Sandboxes, Digital Twins, Intelligent Planning
Simply put, the more easily you can work with a particular interface, the more you’ll be able to take advantages of its features. So, which features are most impacted by UX design, and what are their larger impacts on smart supply chain management?
For starters, there are Digital Twins, i.e. digitized replicas of your production facilities on which you can run simulations and try out potential plans. This technology has existed for years, but they’re becoming more workable for supply chain businesses right now for two reasons: first, the increasing amounts of data being aggregating is helping to make them even more powerful. Second, the UX design is catching up with the mathematical frameworks, thereby making it much more feasible for planners to actually incorporate the technology into everyday decision-making.

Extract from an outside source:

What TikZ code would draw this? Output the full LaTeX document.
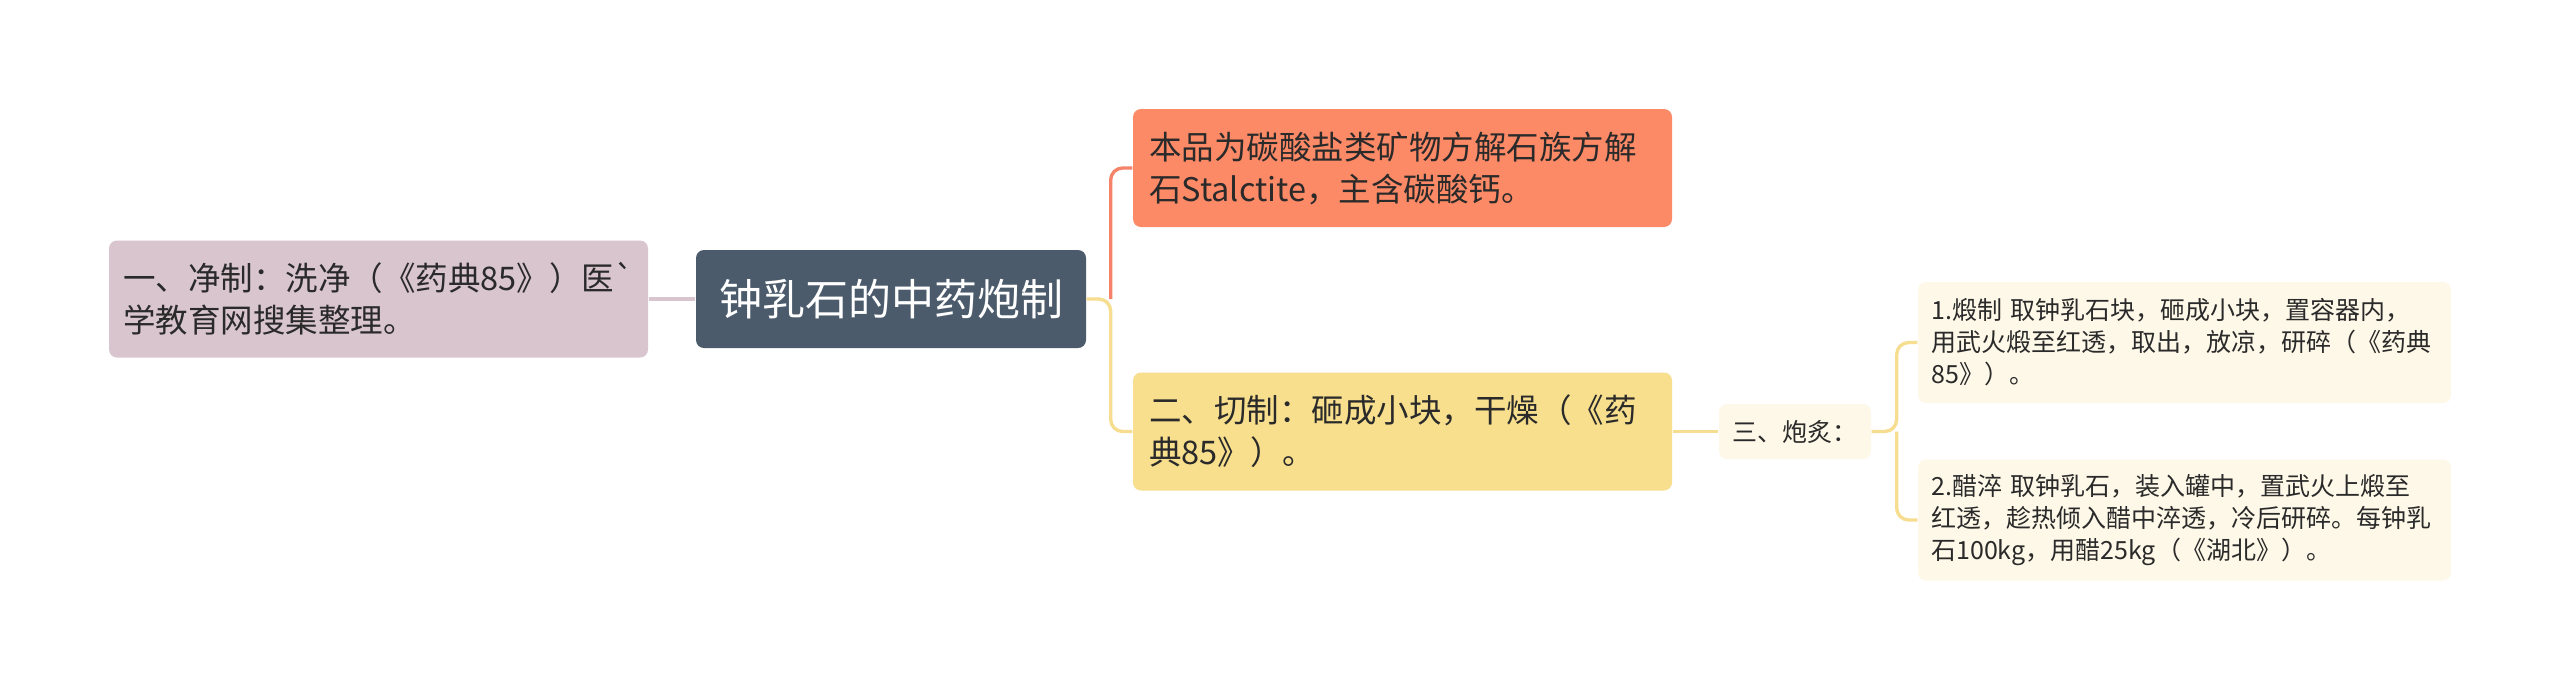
\documentclass[tikz,border=0pt]{standalone}
\usepackage{fontspec}
\newfontfamily\cjkfont{Noto Sans CJK SC}
\definecolor{centralc}{HTML}{4B5B6B}
\definecolor{pinkc}{HTML}{D9C5CE}
\definecolor{orangec}{HTML}{FD8A67}
\definecolor{yellowc}{HTML}{F7DF8E}
\definecolor{creamc}{HTML}{FEF8E8}
\definecolor{orangeln}{HTML}{F4836A}
\definecolor{yellowln}{HTML}{F6DD8F}
\definecolor{pinkln}{HTML}{D9C5CE}
\definecolor{textc}{HTML}{2A2A2A}
\begin{document}
\cjkfont
\begin{tikzpicture}[x=0.3pt,y=-0.3pt,
  box/.style={rounded corners=2.4pt, inner ysep=0pt, align=left, text=textc},
  bigbox/.style={box, text width=152.1pt, inner xsep=4.8pt, minimum height=35.4pt,
    font=\cjkfont\fontsize{9.75pt}{12.6pt}\selectfont},
  smallbox/.style={box, fill=creamc, text width=151.9pt, inner xsep=4pt, minimum height=36.3pt,
    font=\cjkfont\fontsize{7.5pt}{9.6pt}\selectfont},
  link/.style={line width=1pt, rounded corners=3.6pt}]
\useasboundingbox (0,0) rectangle (2560,691);
\fill[white] (0,0) rectangle (2560,691);

\node[rounded corners=2.4pt, fill=centralc, text=white, minimum width=117pt, minimum height=29.4pt,
  inner sep=0pt, font=\cjkfont\fontsize{12.9pt}{15pt}\selectfont] (c) at (891,299) {钟乳石的中药炮制};

\node[bigbox, fill=pinkc, text width=153.3pt, inner xsep=4.2pt, minimum height=35.1pt] (p) at (378.5,299)
  {一、净制：洗净（《药典85》）医`\\学教育网搜集整理。};

\node[bigbox, fill=orangec] (o) at (1402.5,168)
  {本品为碳酸盐类矿物方解石族方解\\石Stalctite，主含碳酸钙。};

\node[bigbox, fill=yellowc] (yl) at (1402.5,431.5)
  {二、切制：砸成小块，干燥（《药\\典85》）。};

\node[rounded corners=2.4pt, fill=creamc, text=textc, minimum width=45.6pt, minimum height=16.5pt,
  inner sep=0pt, font=\cjkfont\fontsize{7.5pt}{9pt}\selectfont] (s) at (1795,431.5) {三、炮炙：};

\node[smallbox] (b1) at (2184.5,342.5)
  {1.煅制 取钟乳石块，砸成小块，置容器内，\\用武火煅至红透，取出，放凉，研碎（《药典\\85》）。};

\node[smallbox] (b2) at (2184.5,520)
  {2.醋淬 取钟乳石，装入罐中，置武火上煅至\\红透，趁热倾入醋中淬透，冷后研碎。每钟乳\\石100kg，用醋25kg（《湖北》）。};

\draw[link, pinkln] (p.east) -- (c.west);
\path (c.east) ++(24,0) coordinate (j1);
\draw[link, yellowln] (c.east) -- (j1) |- (yl.west);
\draw[link, orangeln] (j1) |- (o.west);
\draw[link, yellowln] (yl.east) -- (s.west);
\path (s.east) ++(25,0) coordinate (j2);
\draw[link, yellowln] (s.east) -- (j2) |- (b1.west);
\draw[link, yellowln] (j2) |- (b2.west);
\end{tikzpicture}
\end{document}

By the same token, new technology is making it easier and more effective than ever to have “sandboxes” in which you try out potential optimization scenarios within your value chain. This, too, benefits significantly from having a logic that users can easily latch onto. If the UX is clunky, it will feel like a poorly-built tool to anyone who’s trying to extract value from it—but with high quality UX it can act more like an extension of the planner herself, enabling instantaneous visualizations of all possible planning dimensions. In that way, quality UX can move your manufacturing outfit that much closer to true intelligent planning.
Moving Towards Industry 4.0
Of course, the current evolution of manufacturing technology mostly revolves around Industry 4.0. This begs the question, does UX play a role in Industry 4.0 readiness? As it happens, it can be a major factor. How? By powering the kinds of cyber-physical systems that are at the heart of Industry 4.0 technology. After all, if humans are going to work more closely with smart, integrated technology than ever before, they’re going to need an interface that’s intuitive, even conversational.
This doesn’t mean that Industry 4.0 depends on flashy graphic design and other bells and whistles—but it does mean that to take full advantage of emerging technology users will need to be able to easily get the data they need and manipulate to fit different potential planning scenarios. In this way, UX is impacted not just by questions of design, but of integration. If you’re collecting data from your factory floor via the IoT, from your suppliers via software integration, and from your warehouse via smart sensors in your pallets, and users can access this information in real-time in order to analyze strategy, you can increase your agility and responsiveness while remaining data-driven. If, on the other hand, you’re struggling to connect data from multiple sources to your ERP platform, your S&OP software, or any other module, users experience and usability will both be impacted negatively.